The doctor rubbed his hands with delight, and said that was the most perfect description of cold wet land he had ever heard of; and Sir Walter expressed a wish to cultivate the acquaintance of James Dalgetty, and extorted a promise from Mrs. Arbuthnott that she would visit Abbotsford, and bring James with her. “I have a James Dalgetty of my own,” continued Sir Walter, “that governs me just as yours does you.”

Lady Ann and Mr. Wharton Duff and their daughter were announced, and introduced to Mrs. Arbuthnott.

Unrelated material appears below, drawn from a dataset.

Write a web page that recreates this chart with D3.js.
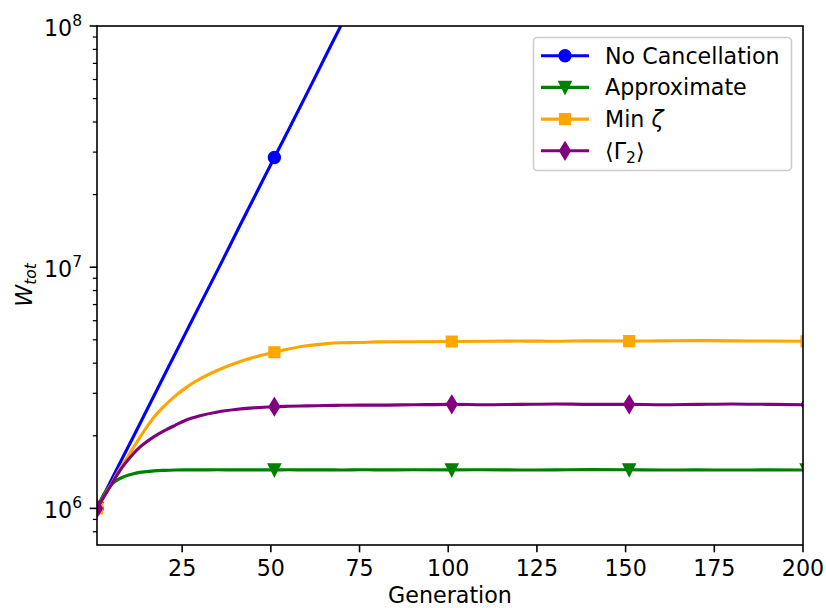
<!DOCTYPE html>
<html><head><meta charset="utf-8">
<script src="https://cdn.jsdelivr.net/npm/d3@7"></script>
<style>
html,body{margin:0;padding:0;background:#fff;}
text{font-family:"DejaVu Sans",sans-serif;}
</style></head>
<body>
<svg id="chart" width="826" height="608"></svg>
<script>
// ---- data ----
const seriesNames = ["No Cancellation", "Approximate", "Min ζ", "⟨Γ2⟩"];
const blueGens = [1,6,11,16,21,26,31,36,41,46,51,56,61,66,71,76,81];
const noCancellation = [1.0e6,1.40e6,1.95e6,2.73e6,3.82e6,5.34e6,7.46e6,1.04e7,1.46e7,2.04e7,2.85e7,3.97e7,5.55e7,7.8e7,1.09e8,1.52e8,2.1e8];
const gens = [1,3,5,7,9,11,13,15,17,20,23,26,30,35,40,45,51,55,60,65,70,75,80,90,101,110,120,130,140,151,160,170,180,190,201];
const approximate = [1.0e6,1.15e6,1.255e6,1.32e6,1.36e6,1.39e6,1.41e6,1.42e6,1.43e6,1.438e6,1.443e6,1.445e6,1.444e6,1.446e6,1.444e6,1.445e6,1.444e6,1.446e6,1.444e6,1.445e6,1.443e6,1.446e6,1.444e6,1.446e6,1.444e6,1.447e6,1.443e6,1.445e6,1.448e6,1.446e6,1.443e6,1.444e6,1.442e6,1.444e6,1.443e6];
const minZeta = [1.0e6,1.12e6,1.26e6,1.42e6,1.58e6,1.76e6,1.96e6,2.17e6,2.38e6,2.66e6,2.92e6,3.16e6,3.44e6,3.74e6,4.00e6,4.22e6,4.44e6,4.58e6,4.72e6,4.81e6,4.86e6,4.87e6,4.90e6,4.91e6,4.92e6,4.93e6,4.94e6,4.93e6,4.95e6,4.94e6,4.95e6,4.96e6,4.95e6,4.94e6,4.93e6];
const gamma2 = [1.0e6,1.12e6,1.25e6,1.40e6,1.54e6,1.67e6,1.79e6,1.89e6,1.98e6,2.10e6,2.21e6,2.32e6,2.42e6,2.51e6,2.57e6,2.61e6,2.64e6,2.65e6,2.66e6,2.67e6,2.675e6,2.68e6,2.68e6,2.69e6,2.70e6,2.69e6,2.70e6,2.71e6,2.70e6,2.70e6,2.69e6,2.70e6,2.71e6,2.70e6,2.69e6];
const markerGens = [1,51,101,151,201];
const xTicks = [25,50,75,100,125,150,175,200];
const yMajorTicks = [1e6,1e7,1e8];
const yTickExps = ["6","7","8"];
const xDomain = [1,200];
const yDomain = [7.05e5,1e8];

// ---- layout ----
const L = 97, R = 803, T = 26, B = 545;
const FS = 22.2, FSS = 15.5;
const svg = d3.select("#chart");
const x = d3.scaleLinear().domain(xDomain).range([L,R]);
const y = d3.scaleLog().domain(yDomain).range([B,T]);

svg.append("defs").append("clipPath").attr("id","clip")
  .append("rect").attr("x",L).attr("y",T).attr("width",R-L).attr("height",B-T);

const series = [
  {name:seriesNames[0], color:"#0000ff", gens:blueGens, vals:noCancellation, marker:"circle"},
  {name:seriesNames[1], color:"#008000", gens:gens, vals:approximate, marker:"tri"},
  {name:seriesNames[2], color:"#ffa500", gens:gens, vals:minZeta, marker:"square"},
  {name:seriesNames[3], color:"#800080", gens:gens, vals:gamma2, marker:"diamond"}
];

function markerPath(type){
  switch(type){
    case "circle": return d3.symbol(d3.symbolCircle, Math.PI*5.9*5.9)();
    case "tri": return "M-6,-5.8L6,-5.8L0,6.2Z";
    case "square": return "M-5.3,-5.3L5.3,-5.3L5.3,5.3L-5.3,5.3Z";
    case "diamond": return "M0,-8.6L5.2,0L0,8.6L-5.2,0Z";
  }
}

const plot = svg.append("g").attr("clip-path","url(#clip)");
const line = d3.line().curve(d3.curveMonotoneX);
series.forEach(s=>{
  const pts = s.gens.map((g,i)=>[x(g), y(s.vals[i])]);
  plot.append("path").attr("d", line(pts)).attr("fill","none")
    .attr("stroke", s.color).attr("stroke-width",3.1).attr("stroke-linejoin","round").attr("stroke-linecap","square");
  s.gens.forEach((g,i)=>{
    if(markerGens.includes(g)){
      plot.append("path").attr("d", markerPath(s.marker))
        .attr("transform",`translate(${x(g)},${y(s.vals[i])})`)
        .attr("fill", s.color).attr("stroke", s.color).attr("stroke-width",1.6);
    }
  });
});

// ---- axes ----
const ax = svg.append("g");
xTicks.forEach(t=>{
  ax.append("line").attr("x1",x(t)).attr("x2",x(t)).attr("y1",B).attr("y2",B+7.3).attr("stroke","#000").attr("stroke-width",1.6);
  ax.append("text").attr("x",x(t)).attr("y",576).attr("text-anchor","middle").attr("font-size",FS+"px").text(t);
});
const minors = [];
[5,6,7].forEach(e=>{ for(let k=2;k<=9;k++){ const v=k*Math.pow(10,e); if(v>=yDomain[0] && v<=yDomain[1]) minors.push(v);} });
minors.forEach(v=>{
  ax.append("line").attr("x1",L-4.2).attr("x2",L).attr("y1",y(v)).attr("y2",y(v)).attr("stroke","#000").attr("stroke-width",1.25);
});
yMajorTicks.forEach((v,i)=>{
  ax.append("line").attr("x1",L-7.3).attr("x2",L).attr("y1",y(v)).attr("y2",y(v)).attr("stroke","#000").attr("stroke-width",1.6);
  const t = ax.append("text").attr("x",82).attr("y",y(v)+9.8).attr("text-anchor","end").attr("font-size",FS+"px");
  t.append("tspan").text("10");
  t.append("tspan").attr("dy",-10).attr("font-size",FSS+"px").text(yTickExps[i]);
});
ax.append("rect").attr("x",L).attr("y",T).attr("width",R-L).attr("height",B-T)
  .attr("fill","none").attr("stroke","#000").attr("stroke-width",1.6);

// axis labels
svg.append("text").attr("x",450).attr("y",603).attr("text-anchor","middle").attr("font-size",FS+"px").text("Generation");
const yl = svg.append("text").attr("transform","translate(32,285) rotate(-90)").attr("text-anchor","middle").attr("font-size",FS+"px");
yl.append("tspan").attr("font-style","italic").text("W");
yl.append("tspan").attr("font-style","italic").attr("font-size",FSS+"px").attr("dy",4).text("tot");

// ---- legend ----
const lg = svg.append("g");
lg.append("rect").attr("x",533.5).attr("y",37.5).attr("width",258).attr("height",133).attr("rx",4)
  .attr("fill","#fff").attr("fill-opacity",0.8).attr("stroke","#cccccc").attr("stroke-width",1.6);
series.forEach((s,i)=>{
  const cy = 55.7 + i*31.7;
  lg.append("line").attr("x1",541).attr("x2",589).attr("y1",cy).attr("y2",cy).attr("stroke",s.color).attr("stroke-width",3.1);
  lg.append("path").attr("d",markerPath(s.marker)).attr("transform",`translate(565,${cy})`)
    .attr("fill",s.color).attr("stroke",s.color).attr("stroke-width",1.6);
  const t = lg.append("text").attr("x",605).attr("y",cy+8).attr("font-size",FS+"px");
  if(i===2){
    t.append("tspan").text("Min ");
    t.append("tspan").attr("font-style","italic").text("ζ");
  } else if(i===3){
    t.append("tspan").text("⟨Γ");
    t.append("tspan").attr("font-size",FSS+"px").attr("dy",4).text("2");
    t.append("tspan").attr("dy",-4).text("⟩");
  } else {
    t.text(s.name);
  }
});
</script>
</body></html>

At ten, Sir Walter and Miss Scott took leave, with a promise that they should visit each other, and bending down to the ear of Mrs. Arbuthnott, Sir Walter addressed her in these words: “Awa! awa! the deil’s ower grit wi’ you.”

* * * * *

And now are we not all the better for this pleasantry? so womanly, so genial, so rich, and so without a sting,–such a true diversion, with none of the sin of effort or of mere cleverness; and how it takes us into the midst of the strong-brained and strong-hearted men and women of that time! what an atmosphere of sense and good-breeding and kindliness! And then the Scotch! cropping out everywhere as blithe, and expressive, and unexpected as a gowan or sweet-briar rose, with an occasional thistle, sturdy, erect, and bristling with Nemo me. Besides the deeper and general interest of these Mystifications, in their giving, as far as I know, a unique specimen of true personation–distinct from acting–I think it a national good to let our youngsters read, and, as it were, hear the language which our gentry and judges and men of letters spoke not long ago, and into which such books as Dean Ramsay’s and this are breathing the breath of its old life. Was there ever anything better or so good, said of a stiff clay, than that it “girns (grins) a’ simmer, and greets (weeps) a’ winter?”